Now that we have a better understanding of SQL window function concepts, let’s see how PARTITION BY
and ORDER BY
work together within the OVER
clause.
SQL OVER with PARTITION BY and ORDER BY
Using PARTION BY
and ORDER BY
in concert within the OVER
clause provides a powerful combination. Doing so, allows us to create frames to perform calculations such as, running totals, within groups.
Consider the query used to calculate a running total, by sales person, within each sales territory.
SELECT BusinessEntityID
,TerritoryID
,SalesYTD
,SUM(SalesYTD) OVER(PARTITION BY TerritoryID ORDER BY BusinessEntityID)
as RunningTotalSalesYTDTerritory
FROM Sales.SalesPerson
In the results you can see the running total resets when a new TerritoryID
(partition) is encountered.
ORDER BY and Partition BY
Let’s wrap up by going back over some of the key concepts.
SQL Window Function Key Concepts
Here are some of the key concepts we went over in this article. I know there was a lot covered, but it is important you understand the concepts and jargon before you move on.

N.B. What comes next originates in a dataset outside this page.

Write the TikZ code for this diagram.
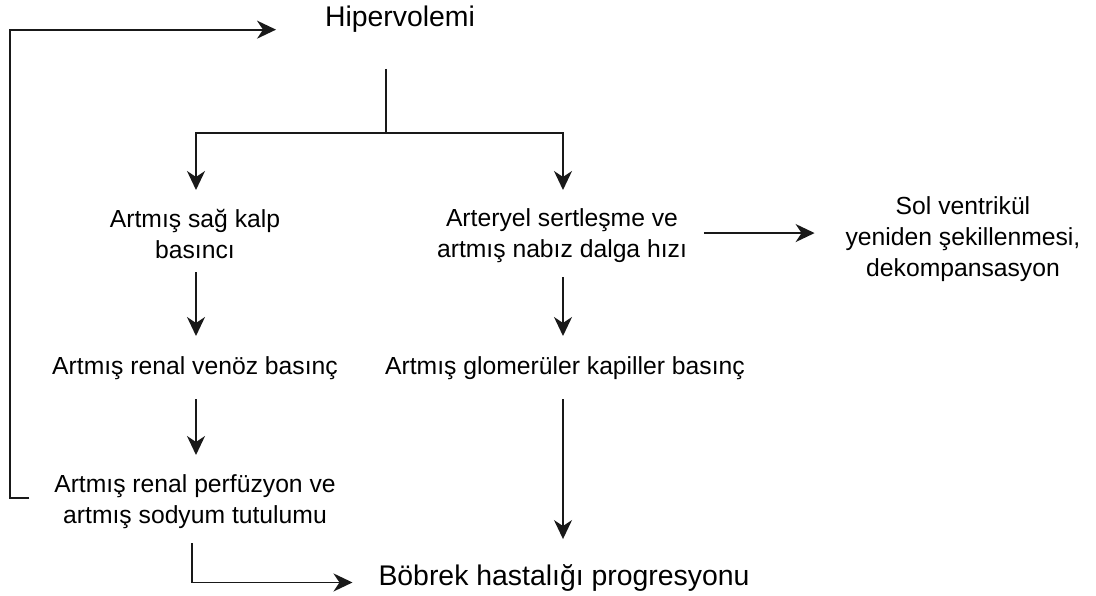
\documentclass[tikz,border=0pt]{standalone}
\usepackage{fontspec}
\setmainfont{Liberation Sans}
\usetikzlibrary{arrows.meta,calc}
\begin{document}
\begin{tikzpicture}[x=1pt,y=-1pt,
  lbl/.style={inner sep=0pt,outer sep=0pt,align=center,text=black,
    font=\fontsize{24.7}{31}\selectfont},
  big/.style={inner sep=0pt,outer sep=0pt,text=black,
    font=\fontsize{28.4}{34}\selectfont},
  conn/.style={line width=1.8pt,draw=black!90},
  arr/.style={conn,-{Stealth[length=19pt,width=18pt,inset=6pt]}}]
\useasboundingbox (0,0) rectangle (1096,596);
\fill[white] (0,0) rectangle (1096,596);
% nodes
\node[big,anchor=base] (hip) at (400,27) {Hipervolemi};
\node[lbl,anchor=north] (rsk) at (195,209) {Artmış sağ kalp\\basıncı};
\node[lbl,anchor=north] (art) at (562,209) {Arteryel sertleşme ve\\artmış nabız dalga hızı};
\node[lbl,anchor=north] (sol) at (963,197) {Sol ventrikül\\yeniden şekillenmesi,\\dekompansasyon};
\node[lbl,anchor=north] (rvb) at (195,357) {Artmış renal venöz basınç};
\node[lbl,anchor=north] (gkb) at (565,357) {Artmış glomerüler kapiller basınç};
\node[lbl,anchor=north] (rps) at (195,475) {Artmış renal perfüzyon ve\\artmış sodyum tutulumu};
\node[big,anchor=base] (bhp) at (564,585) {Böbrek hastalığı progresyonu};
% connector end points
\coordinate (j0) at ($(hip.south)+(-14,36)$);
\coordinate (j) at ($(hip.south)+(-14,100)$);
\coordinate (rskN) at ($(rsk.north)+(1,-19)$);
\coordinate (artN) at ($(art.north)+(1,-19)$);
\coordinate (rskS) at ($(rsk.south)+(1,14)$);
\coordinate (rvbN) at ($(rvb.north)+(1,-21)$);
\coordinate (artS) at ($(art.south)+(1,14)$);
\coordinate (gkbN) at ($(gkb.north)+(-2,-21)$);
\coordinate (rvbS) at ($(rvb.south)+(1,19)$);
\coordinate (rpsN) at ($(rps.north)+(1,-20)$);
\coordinate (gkbS) at ($(gkb.south)+(-2,19)$);
\coordinate (bhpN) at ($(bhp.north)+(-1,-25)$);
\coordinate (artE) at ($(art.east)+(17,-3)$);
\coordinate (solW) at ($(sol.west)+(-31,0)$);
\coordinate (rpsS) at ($(rps.south)+(-3,14)$);
\coordinate (bhpW) at ($(bhp.west)+(-26,5)$);
\coordinate (fbS) at ($(rps.west)+(-25,-4)$);
\coordinate (fbE) at ($(hip.west)+(-49,10)$);
% connectors
\draw[conn] (j0) -- (j);
\draw[arr] (j) -| (rskN);
\draw[arr] (j) -| (artN);
\draw[arr] (rskS) -- (rvbN);
\draw[arr] (artS) -- (gkbN);
\draw[arr] (rvbS) -- (rpsN);
\draw[arr] (gkbS) -- (bhpN);
\draw[arr] (artE) -- (artE -| solW);
\draw[arr] (rpsS) |- (bhpW);
\draw[arr] (fbS) -- ++(-19,0) |- (fbE);
\end{tikzpicture}
\end{document}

OVER — This is your signal the preceding function is a window function. Items contained within the OVER
clause, such as ORDER BY
or PARTITION BY
dictate how the window is framed. Meaning, how is the window function computed.

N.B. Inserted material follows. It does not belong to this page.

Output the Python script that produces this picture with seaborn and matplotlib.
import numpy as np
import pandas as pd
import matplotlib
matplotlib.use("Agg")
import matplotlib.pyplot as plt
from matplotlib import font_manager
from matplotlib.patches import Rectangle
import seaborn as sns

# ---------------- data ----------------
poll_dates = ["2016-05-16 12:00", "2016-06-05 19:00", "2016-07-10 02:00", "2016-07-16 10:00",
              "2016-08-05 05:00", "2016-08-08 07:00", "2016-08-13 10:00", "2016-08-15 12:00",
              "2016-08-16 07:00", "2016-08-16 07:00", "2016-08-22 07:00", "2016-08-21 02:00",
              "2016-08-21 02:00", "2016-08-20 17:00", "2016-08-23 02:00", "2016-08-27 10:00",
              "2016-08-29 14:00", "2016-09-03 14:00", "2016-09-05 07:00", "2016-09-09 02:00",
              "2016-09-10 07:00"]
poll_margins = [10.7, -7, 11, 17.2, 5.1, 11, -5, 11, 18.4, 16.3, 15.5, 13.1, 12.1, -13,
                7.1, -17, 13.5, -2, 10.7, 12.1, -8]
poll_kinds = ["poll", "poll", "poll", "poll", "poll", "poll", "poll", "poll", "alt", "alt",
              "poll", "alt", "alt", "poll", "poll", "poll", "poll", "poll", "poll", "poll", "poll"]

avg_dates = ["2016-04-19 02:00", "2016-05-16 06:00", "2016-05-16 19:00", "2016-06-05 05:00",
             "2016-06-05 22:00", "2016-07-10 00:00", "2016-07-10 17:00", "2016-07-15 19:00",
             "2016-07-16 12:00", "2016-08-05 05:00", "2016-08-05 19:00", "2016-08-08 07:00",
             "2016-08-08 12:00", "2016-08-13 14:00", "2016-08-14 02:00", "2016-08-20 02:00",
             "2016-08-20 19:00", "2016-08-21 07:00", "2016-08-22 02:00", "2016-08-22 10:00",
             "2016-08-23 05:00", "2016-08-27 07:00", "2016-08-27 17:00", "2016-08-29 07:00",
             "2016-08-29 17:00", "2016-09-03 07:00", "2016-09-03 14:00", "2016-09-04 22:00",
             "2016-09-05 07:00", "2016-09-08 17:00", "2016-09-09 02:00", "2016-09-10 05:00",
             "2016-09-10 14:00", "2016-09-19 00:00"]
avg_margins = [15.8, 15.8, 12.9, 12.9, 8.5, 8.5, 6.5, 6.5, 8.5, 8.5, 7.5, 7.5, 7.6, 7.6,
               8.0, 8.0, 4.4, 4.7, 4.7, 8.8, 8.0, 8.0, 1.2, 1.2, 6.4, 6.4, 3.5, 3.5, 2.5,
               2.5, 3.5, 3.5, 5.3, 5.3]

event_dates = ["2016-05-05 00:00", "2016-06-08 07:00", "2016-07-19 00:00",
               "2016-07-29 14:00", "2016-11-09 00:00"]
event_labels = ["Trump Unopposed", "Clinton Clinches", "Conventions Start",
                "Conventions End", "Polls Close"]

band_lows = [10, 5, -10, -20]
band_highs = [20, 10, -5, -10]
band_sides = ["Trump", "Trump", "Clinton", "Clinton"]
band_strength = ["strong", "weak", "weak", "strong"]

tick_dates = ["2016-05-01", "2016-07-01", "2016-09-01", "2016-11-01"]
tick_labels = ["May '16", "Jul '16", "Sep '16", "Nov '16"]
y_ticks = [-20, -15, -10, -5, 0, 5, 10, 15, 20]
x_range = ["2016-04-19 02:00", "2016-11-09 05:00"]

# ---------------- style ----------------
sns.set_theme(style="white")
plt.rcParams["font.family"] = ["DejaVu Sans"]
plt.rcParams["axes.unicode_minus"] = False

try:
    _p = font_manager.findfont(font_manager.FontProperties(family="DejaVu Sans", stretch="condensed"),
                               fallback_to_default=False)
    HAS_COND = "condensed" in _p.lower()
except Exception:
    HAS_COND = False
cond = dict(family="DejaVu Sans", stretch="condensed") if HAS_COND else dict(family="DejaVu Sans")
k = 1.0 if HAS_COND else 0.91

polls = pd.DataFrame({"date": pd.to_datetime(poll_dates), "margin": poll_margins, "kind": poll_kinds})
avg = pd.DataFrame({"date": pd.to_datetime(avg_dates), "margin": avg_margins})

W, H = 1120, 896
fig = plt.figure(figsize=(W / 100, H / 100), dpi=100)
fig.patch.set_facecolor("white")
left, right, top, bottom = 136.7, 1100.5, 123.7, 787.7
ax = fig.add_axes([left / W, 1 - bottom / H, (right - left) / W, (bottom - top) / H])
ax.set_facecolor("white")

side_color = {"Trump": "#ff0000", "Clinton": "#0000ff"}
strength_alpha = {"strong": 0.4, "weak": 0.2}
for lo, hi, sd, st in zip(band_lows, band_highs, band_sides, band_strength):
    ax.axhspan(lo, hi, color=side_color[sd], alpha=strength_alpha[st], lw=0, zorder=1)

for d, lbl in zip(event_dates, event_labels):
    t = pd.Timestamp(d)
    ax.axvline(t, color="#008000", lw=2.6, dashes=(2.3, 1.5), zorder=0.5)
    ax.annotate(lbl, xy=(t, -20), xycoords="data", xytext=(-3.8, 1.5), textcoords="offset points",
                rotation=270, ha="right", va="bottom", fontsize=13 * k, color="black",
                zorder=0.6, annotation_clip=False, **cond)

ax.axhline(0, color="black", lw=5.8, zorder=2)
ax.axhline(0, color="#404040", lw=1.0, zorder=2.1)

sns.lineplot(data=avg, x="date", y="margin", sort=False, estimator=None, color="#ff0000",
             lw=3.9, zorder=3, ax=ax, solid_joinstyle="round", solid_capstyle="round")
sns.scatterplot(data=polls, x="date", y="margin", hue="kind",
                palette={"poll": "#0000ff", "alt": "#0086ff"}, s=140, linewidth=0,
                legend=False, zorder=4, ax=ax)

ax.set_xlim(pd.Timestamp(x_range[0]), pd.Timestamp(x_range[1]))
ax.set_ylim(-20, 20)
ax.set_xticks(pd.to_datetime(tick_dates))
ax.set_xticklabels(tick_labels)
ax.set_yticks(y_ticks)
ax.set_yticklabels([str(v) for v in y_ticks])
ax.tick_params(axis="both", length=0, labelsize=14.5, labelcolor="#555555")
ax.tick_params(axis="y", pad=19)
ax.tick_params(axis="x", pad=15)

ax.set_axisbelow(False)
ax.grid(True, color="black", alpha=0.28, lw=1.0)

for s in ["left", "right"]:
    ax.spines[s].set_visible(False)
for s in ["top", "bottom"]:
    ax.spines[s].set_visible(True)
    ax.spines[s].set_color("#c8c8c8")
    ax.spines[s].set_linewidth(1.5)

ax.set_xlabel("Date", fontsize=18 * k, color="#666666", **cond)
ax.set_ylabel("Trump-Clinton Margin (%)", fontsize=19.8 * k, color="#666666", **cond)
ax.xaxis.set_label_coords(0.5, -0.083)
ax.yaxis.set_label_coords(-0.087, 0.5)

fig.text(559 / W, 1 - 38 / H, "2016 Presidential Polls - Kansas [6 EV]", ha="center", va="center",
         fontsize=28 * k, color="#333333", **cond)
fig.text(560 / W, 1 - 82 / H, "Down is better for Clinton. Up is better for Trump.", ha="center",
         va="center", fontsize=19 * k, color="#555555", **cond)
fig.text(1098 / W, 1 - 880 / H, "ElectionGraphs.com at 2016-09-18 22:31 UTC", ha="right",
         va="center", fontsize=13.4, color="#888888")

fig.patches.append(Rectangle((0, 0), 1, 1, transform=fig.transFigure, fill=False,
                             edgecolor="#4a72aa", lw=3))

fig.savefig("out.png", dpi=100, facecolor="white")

ORDER BY — it’s what makes a function become a running total. It determines the order the rows are processed to the function within the frame.
PARTITION – It is what makes the groupings. The partion can be one or more columns. One a new partition ends the window function result is reset.
Some observations:
If you don’t have an ORDER BY then you get a total not a running total.
You can have different windows in the same query. This makes it really easy to include running totals by day, month and year for example!
One key point to remember is the frame defined by the order by and partition by are completely separated from the sort order. It has nothing to do with the windows you define within your window functions. They don’t affect the results, as the result are first calculated.